Crime prevention must therefore reduce both technical and human vulnerabilities.
The Need for Interdisciplinary Competence
Cybercrime cannot be understood through one discipline alone. Legal knowledge is necessary to determine the offense and the limits of investigative authority. Technical knowledge is necessary to understand systems, accounts, data, and digital traces. Psychology helps explain manipulation and decision-making. Sociology explains group influence, digital culture, and social conditions. Criminology integrates these concerns by examining offending, victimization, prevention, and justice.
Criminologists do not need to replace digital forensic examiners, cybersecurity professionals, lawyers, or programmers. Their role is to understand how these disciplines connect and to communicate accurately with specialists.
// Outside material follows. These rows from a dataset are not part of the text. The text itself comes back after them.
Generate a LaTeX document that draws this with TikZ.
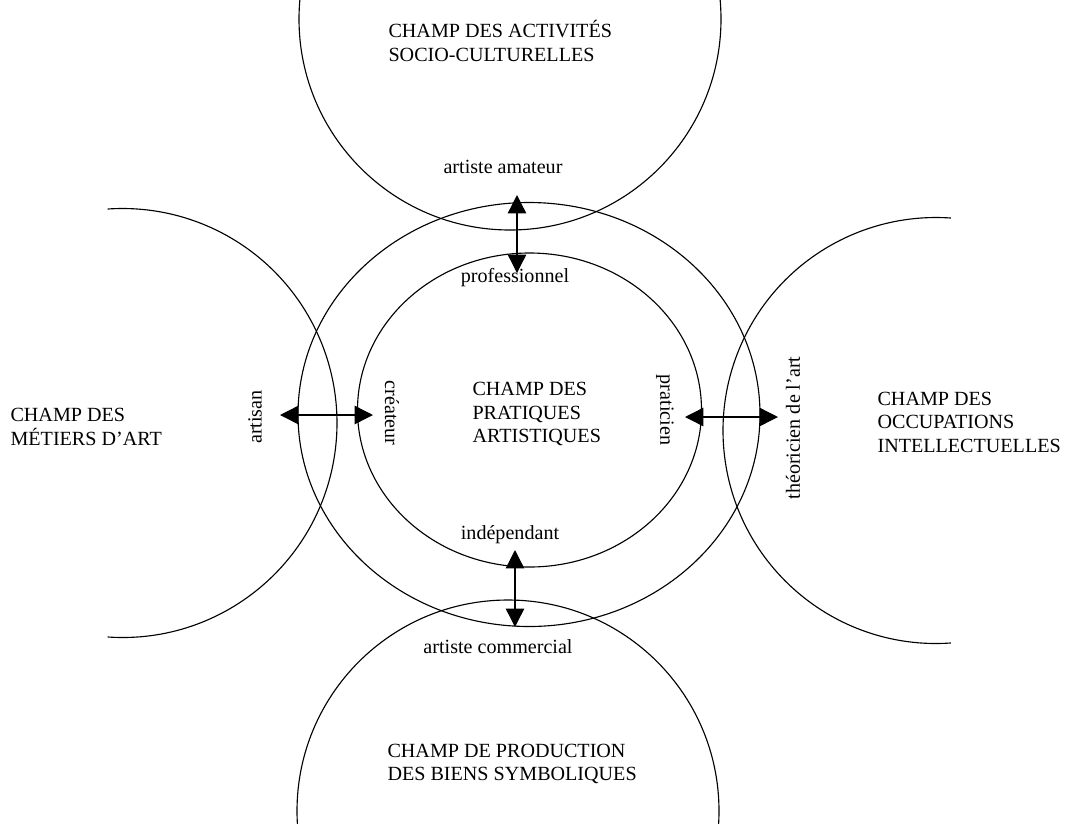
\documentclass[tikz,border=0pt]{standalone}
\usepackage{fontspec}
\setmainfont{Liberation Serif}
\usetikzlibrary{arrows.meta}

\begin{document}
\begin{tikzpicture}[x=0.025cm, y=-0.025cm, line width=0.8pt,
                    every node/.style={inner sep=0pt,
                                       font=\fontsize{14.3}{16.7}\selectfont},
                    field/.style={align=left, anchor=west},
                    link/.style={{Triangle[length=13pt,width=13pt]}-{Triangle[length=13pt,width=13pt]},
                                 line width=1pt}]
    \useasboundingbox (0,0) rectangle (1073,823);
    \clip (0,0) rectangle (1073,823);
    \draw (510,19) circle (211);
    \draw (508,811) circle (211);
    \draw (122.5,423) ++(94:214.5) arc[start angle=94, end angle=-94, radius=214.5];
    \draw (936,430.5) ++(86:213) arc[start angle=86, end angle=274, radius=213];
    \draw (529,414.5) ellipse [x radius=231, y radius=212];
    \draw (529.5,410) ellipse [x radius=172, y radius=157];
    \node[field] (socio)    at (388,41)  {CHAMP DES ACTIVITÉS\\SOCIO-CULTURELLES};
    \node[field] (symb)     at (387,764) {CHAMP DE PRODUCTION\\DES BIENS SYMBOLIQUES};
    \node[field] (metiers)  at (10,427)  {CHAMP DES\\MÉTIERS D’ART};
    \node[field] (intel)    at (877,422) {CHAMP DES\\OCCUPATIONS\\INTELLECTUELLES};
    \node[field] (prat)     at (472,414) {CHAMP DES\\PRATIQUES\\ARTISTIQUES};
    \node (amateur)    at (503,167) {artiste amateur};
    \node (profession) at (515,278) {professionnel};
    \node (indep)      at (510,535) {indépendant};
    \node (commercial) at (498,647) {artiste commercial};
    \node[rotate=90]  (artisan)    at (255,417) {artisan};
    \node[rotate=-90] (createur)   at (392,413) {créateur};
    \node[rotate=-90] (praticien)  at (665,410) {praticien};
    \node[rotate=90]  (theoricien) at (793,428) {théoricien de l’art};
    \coordinate (hautA) at (517,195);
    \coordinate (hautB) at (517,273);
    \coordinate (basA)  at (515,550);
    \coordinate (basB)  at (515,627);
    \coordinate (gaucheA) at (280,415);
    \coordinate (gaucheB) at (373,415);
    \coordinate (droiteA) at (685,417);
    \coordinate (droiteB) at (778,417);
    \draw[link] (hautA) -- (hautB);
    \draw[link] (basA) -- (basB);
    \draw[link] (gaucheA) -- (gaucheB);
    \draw[link] (droiteA) -- (droiteB);
\end{tikzpicture}
\end{document}
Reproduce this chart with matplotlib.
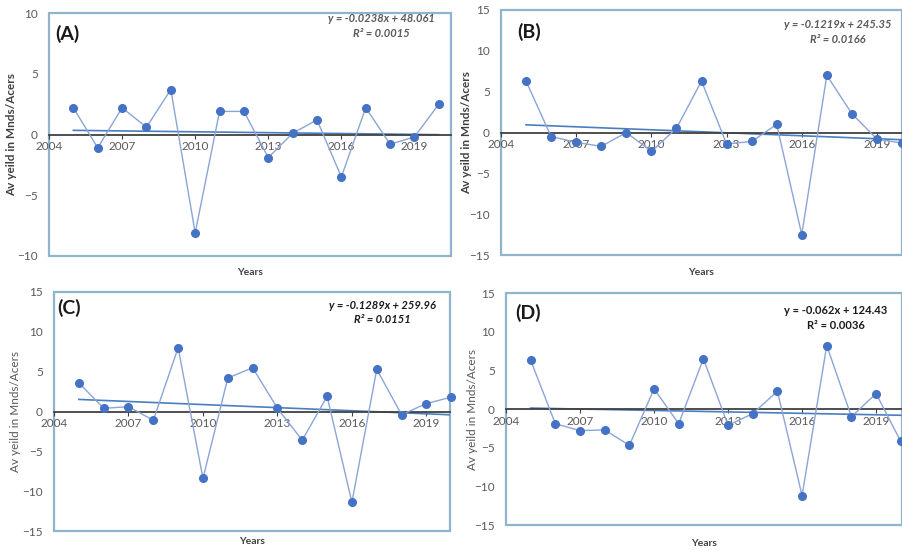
import matplotlib
matplotlib.use('Agg')
import matplotlib.pyplot as plt
from matplotlib.patches import Rectangle

plt.rcParams['font.family'] = ['Lato', 'DejaVu Sans']

years = list(range(2005, 2021))

yield_a = [2.2, -1.1, 2.2, 0.6, 3.7, -8.1, 1.9, 1.9, -1.9, 0.1, 1.2, -3.5, 2.2, -0.8, -0.2, 2.5]
yield_b = [6.3, -0.5, -1.2, -1.7, 0.0, -2.3, 0.5, 6.3, -1.4, -1.1, 1.0, -12.5, 7.0, 2.3, -0.8, -1.3]
yield_c = [3.6, 0.4, 0.6, -1.1, 8.0, -8.4, 4.2, 5.5, 0.4, -3.6, 1.9, -11.4, 5.3, -0.4, 1.0, 1.8]
yield_d = [6.3, -1.9, -2.8, -2.7, -4.7, 2.6, -1.9, 6.5, -2.1, -0.6, 2.3, -11.2, 8.2, -1.0, 2.0, -4.2]

slopes = [-0.0238, -0.1219, -0.1289, -0.062]
intercepts = [48.061, 245.35, 259.96, 124.43]
r2 = ['0.0015', '0.0166', '0.0151', '0.0036']
tags = ['(A)', '(B)', '(C)', '(D)']
xticks = [2004, 2007, 2010, 2013, 2016, 2019]

fig = plt.figure(figsize=(9.02, 5.5), dpi=100)

# panel boxes in pixels: left, top, right, bottom
boxes = [(49, 13, 451, 256), (501, 10, 902, 255), (54, 292, 450, 531), (506, 293, 902, 525)]
xlims = [(2004, 2020.5), (2004, 2020.0), (2004, 2019.95), (2004, 2020.05)]
ylims = [(-10, 10), (-15, 15), (-15, 15), (-15, 15)]
ylabel_x = [12, 467, 16, 472]
years_y = [272, 272, 541, 543]
tag_pos = [(0.015, 0.915), (0.04, 0.91), (0.008, 0.935), (0.023, 0.915)]
eq_pos = [(0.828, 0.977, 0.915), (0.84, 0.939, 0.88), (0.83, 0.943, 0.886), (0.833, 0.924, 0.862)]
series = [yield_a, yield_b, yield_c, yield_d]

W, H = 902, 550
for i in range(4):
    l, t, r, b = boxes[i]
    ax = fig.add_axes([l / W, (H - b) / H, (r - l) / W, (b - t) / H])
    ax.set_xlim(*xlims[i])
    ax.set_ylim(*ylims[i])
    for s in ['top', 'right', 'left']:
        ax.spines[s].set_visible(False)
    ax.spines['bottom'].set_position(('data', 0))
    ax.spines['bottom'].set_color('#404040')
    ax.spines['bottom'].set_linewidth(1.3)
    ax.add_patch(Rectangle((0, 0), 1, 1, transform=ax.transAxes, fill=False,
                           edgecolor='#8fb5cc', lw=1.6, clip_on=False, zorder=0))
    ax.set_xticks(xticks)
    ax.tick_params(axis='x', length=3, colors='#404040', labelsize=8.5, pad=2,
                   labelcolor='#595959')
    lo, hi = ylims[i]
    ax.set_yticks(list(range(lo, hi + 1, 5)))
    ax.tick_params(axis='y', length=0, labelsize=8.5, labelcolor='#595959', pad=8)

    ax.plot(years, series[i], color='#8aa5d6', lw=1.0, zorder=3, clip_on=False)
    ax.plot(years, series[i], 'o', color='#4472c4', ms=5.5, zorder=4, clip_on=False)
    trend = [slopes[i] * x + intercepts[i] for x in years]
    ax.plot(years, trend, color='#4a7ebf', lw=1.2, zorder=2)

    ax.text(tag_pos[i][0], tag_pos[i][1], tags[i], transform=ax.transAxes, fontsize=14,
            fontweight='bold', color='#1a1a1a', va='center')

    eq = 'y = {}x + {}'.format(slopes[i], intercepts[i])
    style = 'italic' if i < 3 else 'normal'
    col = '#595959' if i < 2 else '#1a1a1a'
    ex, ey1, ey2 = eq_pos[i]
    ax.text(ex, ey1, eq, transform=ax.transAxes, fontsize=8, fontweight='bold',
            style=style, color=col, ha='center', va='center')
    ax.text(ex, ey2, 'R² = ' + r2[i], transform=ax.transAxes, fontsize=8,
            fontweight='bold', style=style, color=col, ha='center', va='center')

    fig.text(ylabel_x[i] / W, 1 - (t + b) / 2 / H, 'Av yeild in Mnds/Acers',
             rotation=90, ha='center', va='center', fontsize=8.5,
             fontweight='bold' if i < 2 else 'normal', color='#404040' if i < 2 else '#595959')
    fig.text((l + r) / 2 / W, 1 - years_y[i] / H, 'Years', ha='center', va='center',
             fontsize=7.5, fontweight='bold', color='#404040')

fig.savefig('out.png', dpi=100)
A criminologist who understands the basic language of digital evidence can ask better questions, recognize limitations, avoid misleading conclusions, and contribute more effectively to investigation and public education.
Illustrative Scenario
A defamatory post appears on a social media account bearing the name and photograph of a particular individual. The victim immediately accuses that individual of creating the post.
However, later examination shows that the account was recently created using copied photographs and false contact information. The visible profile therefore did not reliably identify the person who operated it.
This example illustrates why attribution requires more than reading the name on an account. Investigators must establish who created, controlled, and used the account during the relevant period.
Key Takeaways
- Cybercrime is directly related to the main concerns of criminology.
- Cyber offenders do not always require advanced technical skills.
- Victims may be manipulated through ordinary emotions and social trust.
- Digital evidence may be distributed, altered, copied, or deleted.
- Account ownership does not automatically establish actual authorship or control.
- Cybercrime requires cooperation among criminology, law, technology, psychology, and forensic science.